**Task statement**.
Output exactly the lines from the first line of the records below through the line containing "bounds = [i", both included, leaving out any pictures.

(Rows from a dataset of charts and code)
════════════════════
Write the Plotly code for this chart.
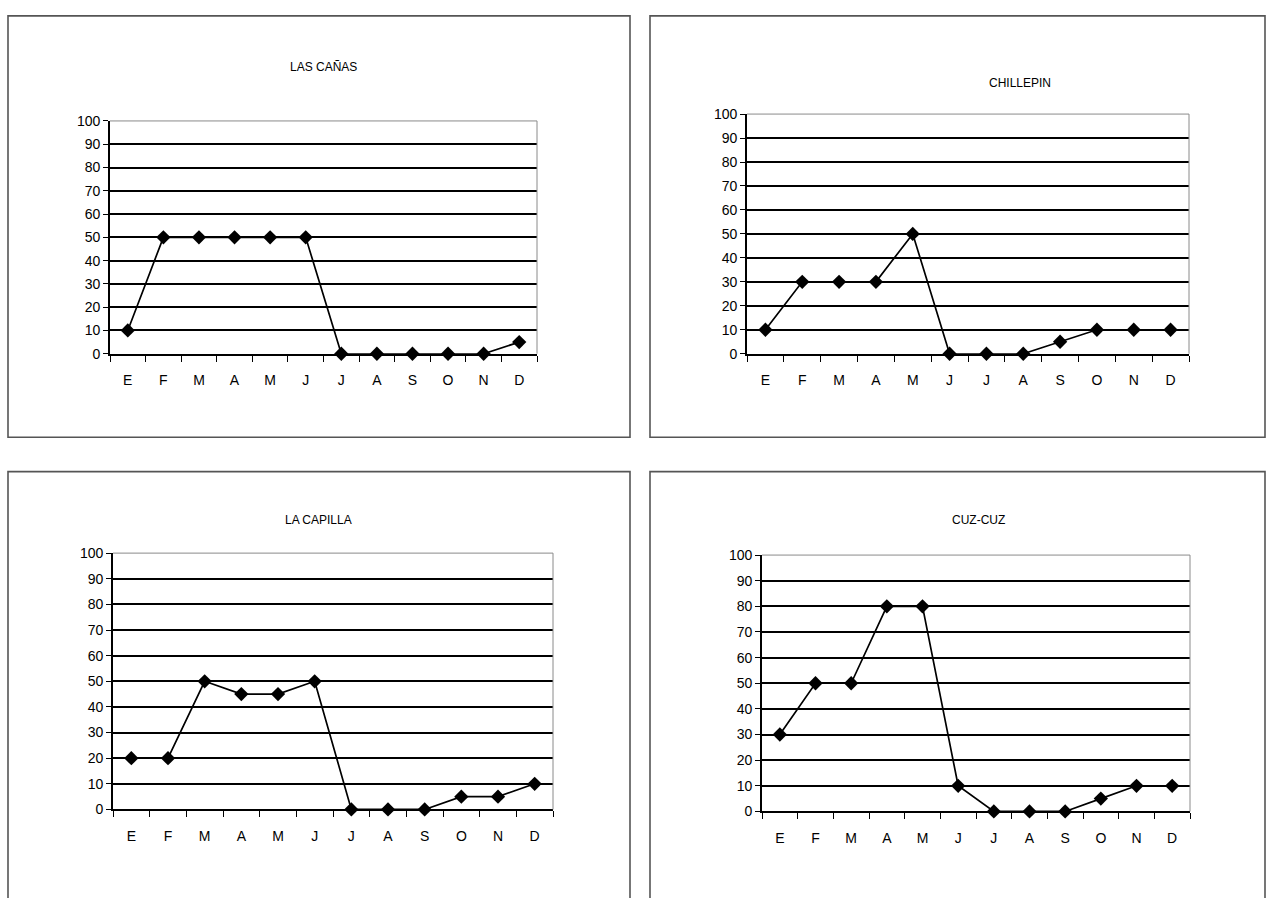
import plotly.graph_objects as go

# Monthly values per locality (E = enero ... D = diciembre)
months = ["E", "F", "M", "A", "M", "J", "J", "A", "S", "O", "N", "D"]
titles = ["LAS CAÑAS", "CHILLEPIN", "LA CAPILLA", "CUZ-CUZ"]
las_canas = [10, 50, 50, 50, 50, 50, 0, 0, 0, 0, 0, 5]
chillepin = [10, 30, 30, 30, 50, 0, 0, 0, 5, 10, 10, 10]
la_capilla = [20, 20, 50, 45, 45, 50, 0, 0, 0, 5, 5, 10]
cuz_cuz = [30, 50, 50, 80, 80, 10, 0, 0, 0, 5, 10, 10]
y_ticks = list(range(0, 101, 10))

series = [las_canas, chillepin, la_capilla, cuz_cuz]

W, H = 1267, 898
FONT = "Liberation Sans, Arial, sans-serif"

# panel geometry in pixels: plot box (left, right, top, bottom), outer frame, title centre
panels = [
    dict(plot=(110, 537, 115, 352), frame=(8, 630, 8, 437), title=(323, 60)),
    dict(plot=(747, 1189, 108, 352), frame=(650, 1265, 8, 437), title=(1020, 76)),
    dict(plot=(113, 553, 555, 816), frame=(8, 630, 472, 910), title=(318, 521)),
    dict(plot=(762, 1190, 557, 818), frame=(650, 1265, 472, 910), title=(978, 521)),
]


def px(x):
    return x / W


def py(y):
    return 1 - y / H


fig = go.Figure()
layout = dict(
    width=W, height=H,
    margin=dict(l=0, r=0, t=0, b=0),
    paper_bgcolor="white", plot_bgcolor="white",
    showlegend=False,
    font=dict(family=FONT, color="black"),
)
shapes = []
annotations = []

xpos = list(range(len(months)))
bounds = [i - 0.5 for i in range(len(months) + 1)]

for i, (p, vals, title) in enumerate(zip(panels, series, titles)):
    sfx = "" if i == 0 else str(i + 1)
    l, r, t, b = p["plot"]
    fig.add_trace(go.Scatter(
        x=xpos, y=vals, mode="lines+markers",
        line=dict(color="black", width=1.7),
        marker=dict(symbol="diamond", size=11, color="black"),
        xaxis="x" + sfx, yaxis="y" + sfx, cliponaxis=False,
    ))
    layout["xaxis" + sfx] = dict(
        domain=[px(l), px(r)], anchor="y" + sfx,
        range=[-0.5, len(months) - 0.5],
        tickmode="array", tickvals=xpos, ticktext=months,
        ticks="outside", ticklen=13, tickcolor="rgba(0,0,0,0)",
        minor=dict(tickmode="array", tickvals=bounds, ticks="outside",
                   ticklen=6, tickcolor="black", tickwidth=1.3),
        showgrid=False, zeroline=False,
        showline=True, linecolor="black", linewidth=1.6,
        tickfont=dict(size=14, family=FONT, color="black"),
        fixedrange=True,
    )
    layout["yaxis" + sfx] = dict(
        domain=[py(b), py(t)], anchor="x" + sfx,
        range=[0, 100], tickmode="array", tickvals=y_ticks,
        ticks="outside", ticklen=5, tickcolor="black", tickwidth=1.3,
        showgrid=True, gridcolor="black", gridwidth=1.5,
        zeroline=False,
        showline=True, linecolor="black", linewidth=1.6,
        tickfont=dict(size=14, family=FONT, color="black"),
        fixedrange=True,
    )
    # light border on top and right of the plot box
    shapes.append(dict(type="line", xref="paper", yref="paper",
                       x0=px(l), x1=px(r), y0=py(t), y1=py(t),
                       line=dict(color="#8a8a8a", width=1)))
    shapes.append(dict(type="line", xref="paper", yref="paper",
                       x0=px(r), x1=px(r), y0=py(t), y1=py(b),
                       line=dict(color="#8a8a8a", width=1)))
    # outer chart frame
    fl, fr, ft, fb = p["frame"]
    shapes.append(dict(type="rect", xref="paper", yref="paper",
                       x0=px(fl), x1=px(fr), y0=py(fb), y1=py(ft),
                       line=dict(color="#555555", width=1.6)))
    tx, ty = p["title"]
    annotations.append(dict(text=title, xref="paper", yref="paper",
                            x=px(tx), y=py(ty), xanchor="center", yanchor="middle",
                            showarrow=False, font=dict(size=12, family=FONT, color="black")))

layout["shapes"] = shapes
layout["annotations"] = annotations
fig.update_layout(**layout)
fig.write_html("out.html")
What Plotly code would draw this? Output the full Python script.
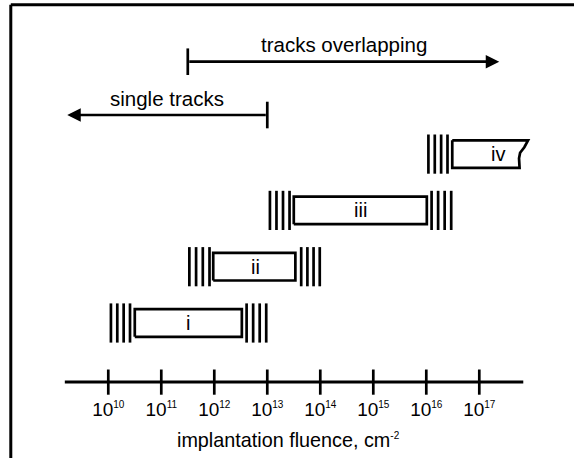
import numpy as np
import plotly.graph_objects as go

# ---------------- data ----------------
row_labels = ["i", "ii", "iii", "iv"]
row_level = [1, 2, 3, 4]
box_start = [10.50, 11.98, 13.50, 16.49]
box_end = [12.52, 13.53, 16.01, 17.92]
left_zone_start = [10.05, 11.53, 13.05, 16.04]
left_zone_end = [10.41, 11.91, 13.42, 16.40]
right_zone_start = [12.61, 13.64, 16.10, None]
right_zone_end = [12.98, 13.99, 16.47, None]
label_pos = [11.51, 12.77, 14.75, 17.36]

decades = [10, 11, 12, 13, 14, 15, 16, 17]
tick_text = ["10<sup><span style='font-size:10px'>%d</span></sup>" % d for d in decades]

axis_min, axis_max = 9.18, 17.83
axis_level = -0.05

single_tick, single_tip, single_level = 13.0, 9.226, 4.694
overlap_tick, overlap_tip, overlap_level = 11.5, 17.377, 5.641
single_text_x, single_text_y = 11.10, 4.99
overlap_text_x, overlap_text_y = 14.45, 5.955

# ---------------- style ----------------
FONT = "Liberation Sans, Arial, sans-serif"
BLACK = "#000000"
H = 0.245          # half height of boxes (row units)
BOX_PX = 28        # hatch line length in px
LW = 2.7

fig = go.Figure()

# boxes
for i, lvl in enumerate(row_level):
    s, e = box_start[i], box_end[i]
    if row_labels[i] == "iv":
        jag_dx = [0, -0.07, -0.15, -0.17, -0.16]
        jag_fy = [0, 0.25, 0.45, 0.65, 1.0]
        xs = [s] + [e + d for d in jag_dx] + [s, s]
        ys = [lvl + H] + [lvl + H - 2 * H * f for f in jag_fy] + [lvl - H, lvl + H]
    else:
        xs = [s, e, e, s, s]
        ys = [lvl - H, lvl - H, lvl + H, lvl + H, lvl - H]
    fig.add_trace(go.Scatter(x=xs, y=ys, mode="lines", fill="toself",
                             fillcolor="white", line=dict(color=BLACK, width=LW),
                             hoverinfo="skip", showlegend=False))

# hatch (transition) zones
hx, hy = [], []
for i, lvl in enumerate(row_level):
    for a, b in [(left_zone_start[i], left_zone_end[i]), (right_zone_start[i], right_zone_end[i])]:
        if a is None:
            continue
        for x in np.linspace(a, b, 4):
            hx.append(x)
            hy.append(lvl)
fig.add_trace(go.Scatter(x=hx, y=hy, mode="markers",
                         marker=dict(symbol="line-ns", size=BOX_PX, line=dict(color=BLACK, width=2.7)),
                         hoverinfo="skip", showlegend=False, cliponaxis=False))

# box labels
for i, lvl in enumerate(row_level):
    fig.add_annotation(x=label_pos[i], y=lvl, text=row_labels[i], showarrow=False,
                       font=dict(family=FONT, size=20, color=BLACK), xanchor="center", yanchor="middle")

# axis line + ticks
fig.add_trace(go.Scatter(x=[axis_min, axis_max], y=[axis_level, axis_level], mode="lines",
                         line=dict(color=BLACK, width=3), hoverinfo="skip", showlegend=False))
fig.add_trace(go.Scatter(x=decades, y=[axis_level] * len(decades), mode="markers",
                         marker=dict(symbol="line-ns", size=18, line=dict(color=BLACK, width=LW)),
                         hoverinfo="skip", showlegend=False, cliponaxis=False))

# arrows
for tick, tip, lvl in [(single_tick, single_tip, single_level), (overlap_tick, overlap_tip, overlap_level)]:
    fig.add_annotation(x=tip, y=lvl, ax=tick, ay=lvl, xref="x", yref="y", axref="x", ayref="y",
                       text="", showarrow=True, arrowhead=2, arrowsize=1, arrowwidth=LW,
                       arrowcolor=BLACK)
fig.add_trace(go.Scatter(x=[single_tick, overlap_tick], y=[single_level, overlap_level], mode="markers",
                         marker=dict(symbol="line-ns", size=19, line=dict(color=BLACK, width=LW)),
                         hoverinfo="skip", showlegend=False, cliponaxis=False))

fig.add_annotation(x=single_text_x, y=single_text_y, text="single tracks", showarrow=False,
                   font=dict(family=FONT, size=20.5, color=BLACK), yanchor="middle")
fig.add_annotation(x=overlap_text_x, y=overlap_text_y, text="tracks overlapping", showarrow=False,
                   font=dict(family=FONT, size=20.5, color=BLACK), yanchor="middle")

# axis title
fig.add_annotation(x=13.40, y=-0.1224, xref="x", yref="paper", yanchor="middle",
                   text="implantation fluence, cm<sup><span style='font-size:10px'>-2</span></sup>",
                   showarrow=False, font=dict(family=FONT, size=19.8, color=BLACK))

# frame border (top and left)
fig.add_shape(type="line", xref="paper", yref="paper", x0=0.0188, x1=1.01, y0=0.988, y1=0.988,
              line=dict(color=BLACK, width=3))
fig.add_shape(type="line", xref="paper", yref="paper", x0=0.0188, x1=0.0188, y0=0.988, y1=-0.2,
              line=dict(color=BLACK, width=3))

fig.update_layout(
    width=574, height=458,
    margin=dict(l=0, r=0, t=0, b=66),
    paper_bgcolor="white", plot_bgcolor="white",
    hovermode=False,
    xaxis=dict(range=[7.957, 18.787], tickvals=decades, ticktext=tick_text,
               showgrid=False, zeroline=False, showline=False, ticks="",
               ticklabelstandoff=4,
               tickfont=dict(family=FONT, size=19, color=BLACK), fixedrange=True),
    yaxis=dict(range=[-0.2256, 6.737], visible=False, fixedrange=True),
)

fig.write_html("out.html", config={"displayModeBar": False},
               post_script="document.body.style.margin='0';document.body.style.overflow='hidden';")
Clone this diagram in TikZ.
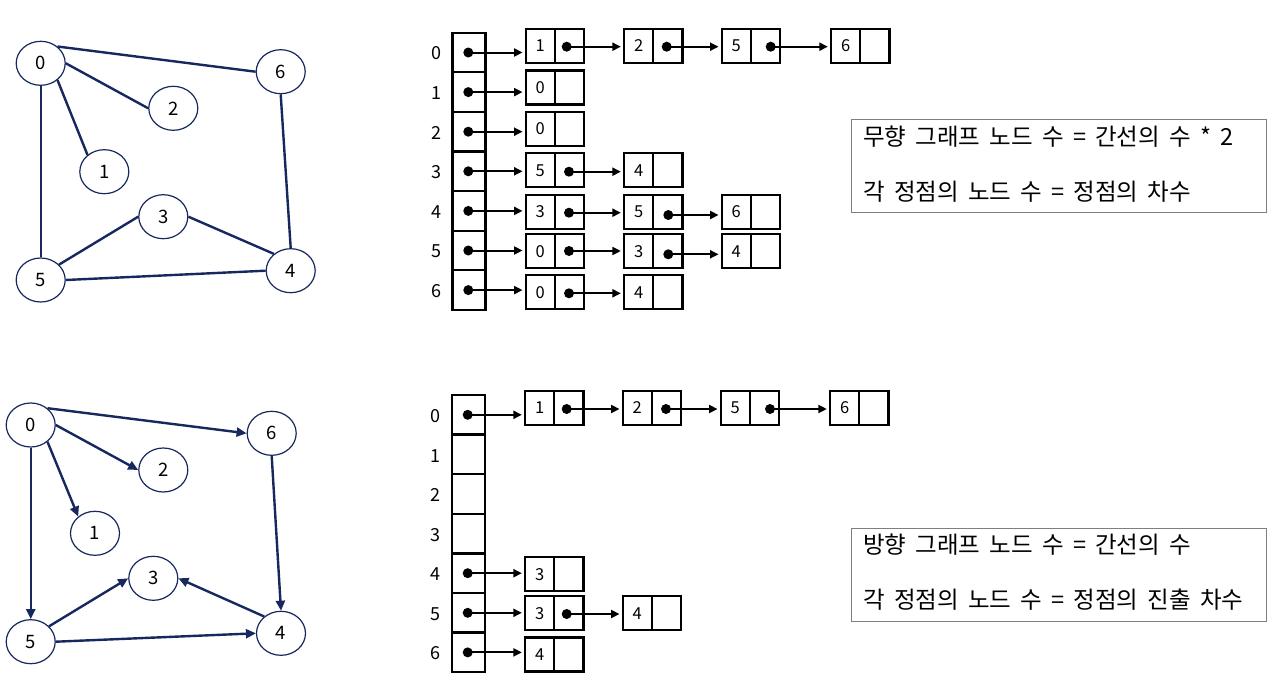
════════════════════
**Result below**.
Write the Plotly code for this chart.
import plotly.graph_objects as go

# Monthly values per locality (E = enero ... D = diciembre)
months = ["E", "F", "M", "A", "M", "J", "J", "A", "S", "O", "N", "D"]
titles = ["LAS CAÑAS", "CHILLEPIN", "LA CAPILLA", "CUZ-CUZ"]
las_canas = [10, 50, 50, 50, 50, 50, 0, 0, 0, 0, 0, 5]
chillepin = [10, 30, 30, 30, 50, 0, 0, 0, 5, 10, 10, 10]
la_capilla = [20, 20, 50, 45, 45, 50, 0, 0, 0, 5, 5, 10]
cuz_cuz = [30, 50, 50, 80, 80, 10, 0, 0, 0, 5, 10, 10]
y_ticks = list(range(0, 101, 10))

series = [las_canas, chillepin, la_capilla, cuz_cuz]

W, H = 1267, 898
FONT = "Liberation Sans, Arial, sans-serif"

# panel geometry in pixels: plot box (left, right, top, bottom), outer frame, title centre
panels = [
    dict(plot=(110, 537, 115, 352), frame=(8, 630, 8, 437), title=(323, 60)),
    dict(plot=(747, 1189, 108, 352), frame=(650, 1265, 8, 437), title=(1020, 76)),
    dict(plot=(113, 553, 555, 816), frame=(8, 630, 472, 910), title=(318, 521)),
    dict(plot=(762, 1190, 557, 818), frame=(650, 1265, 472, 910), title=(978, 521)),
]


def px(x):
    return x / W


def py(y):
    return 1 - y / H


fig = go.Figure()
layout = dict(
    width=W, height=H,
    margin=dict(l=0, r=0, t=0, b=0),
    paper_bgcolor="white", plot_bgcolor="white",
    showlegend=False,
    font=dict(family=FONT, color="black"),
)
shapes = []
annotations = []

xpos = list(range(len(months)))
bounds = [i - 0.5 for i in range(len(months) + 1)]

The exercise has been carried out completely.